Aides to GOP leaders say the McCaul bill was delayed because of the snowstorm in the Northeast, and because Democrats are having a conference on Thursday and Friday.
“Unfortunately, the bill was delayed due to weather,” McCaul spokeswoman April Ward told The Daily Caller Jan. 26. “I don’t have any further information right now. I’ll keep you updated moving forward.”
Critics say McCaul’s bill won’t reverse Obama’s rollback of immigration enforcement laws, and it may be used to by the Senate as an excuse to discard a January House bill that choked off funding for Obama’s unilateral effort to award work permits to five million illegal immigrants.
In 2014, Obama directed his deputies to release more than 120,000 low-skilled Central American adults, youths and children into the United States, where they can apply for asylum, attend schools and compete for jobs. Current data suggests another surge of Central American migrants will hit the borders in March.
In press statements, McCaul said his border bill can’t deal with Obama’s catch-and-release policy because it is an immigration issue. Instead, said McCaul, the GOP will respond to the policy with a bill from the House Judiciary Committee, chaired by Rep. Bob Goodlatte.
Grassley’s tweet prods the GOP leaders in the House to pass a upgraded bill that would boost border security and curb Obama’s catch-and-release policies.

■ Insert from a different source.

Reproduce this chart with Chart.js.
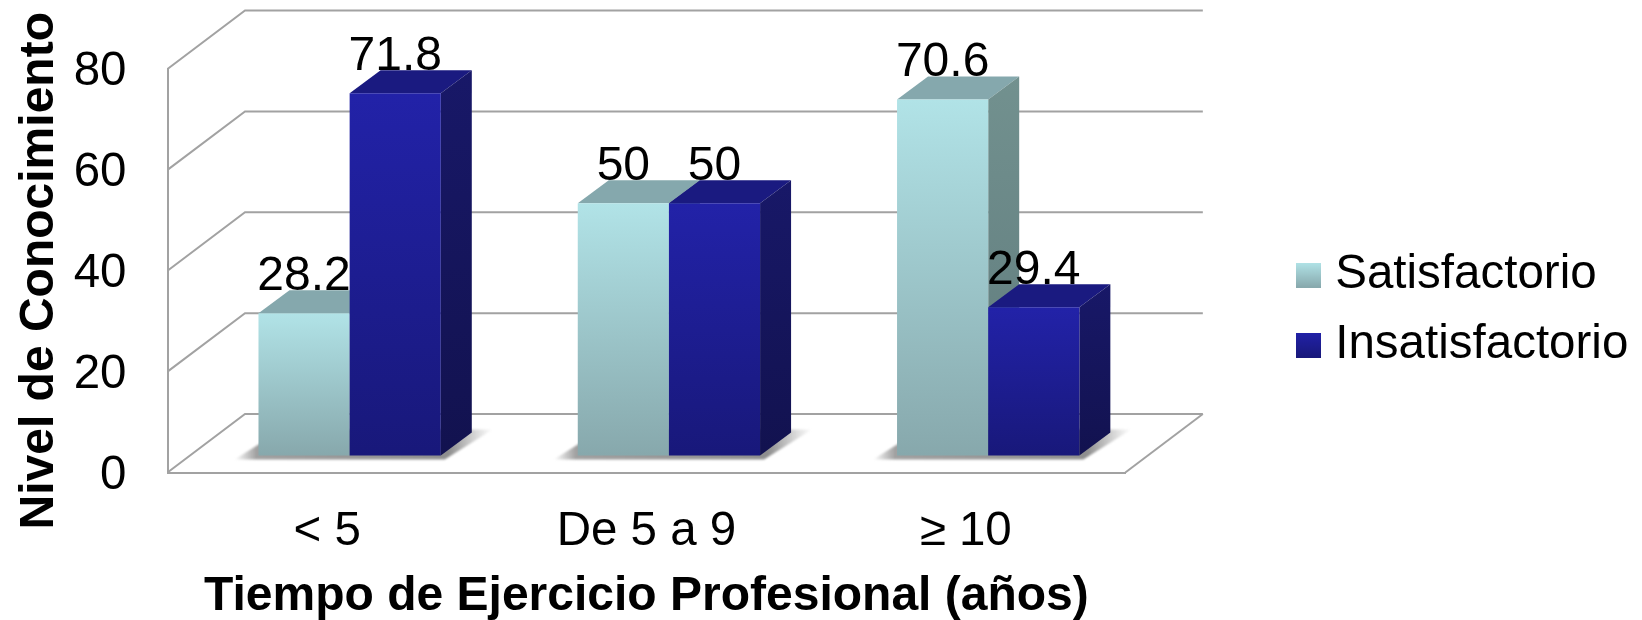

His intervention in the House debate is unusual, because senators and legislators usually avoid commenting publicly on activities in the other side of the Capitol.
However, last week, McCaul and Goodlatte visited Sen. Jeff Sessions to seek his support for the McCaul bill. Sessions is the new chairman of Grassely’s immigration subcommittee, and has repeatedly argued that Americans and the GOP would gain if the nation reduced the annual inflow of one million immigrants.
Currently, four million young Americans begin to look for work each year, in the face of competition from millions of unemployed Americans, plus new immigrants and a population of roughly two million guest workers.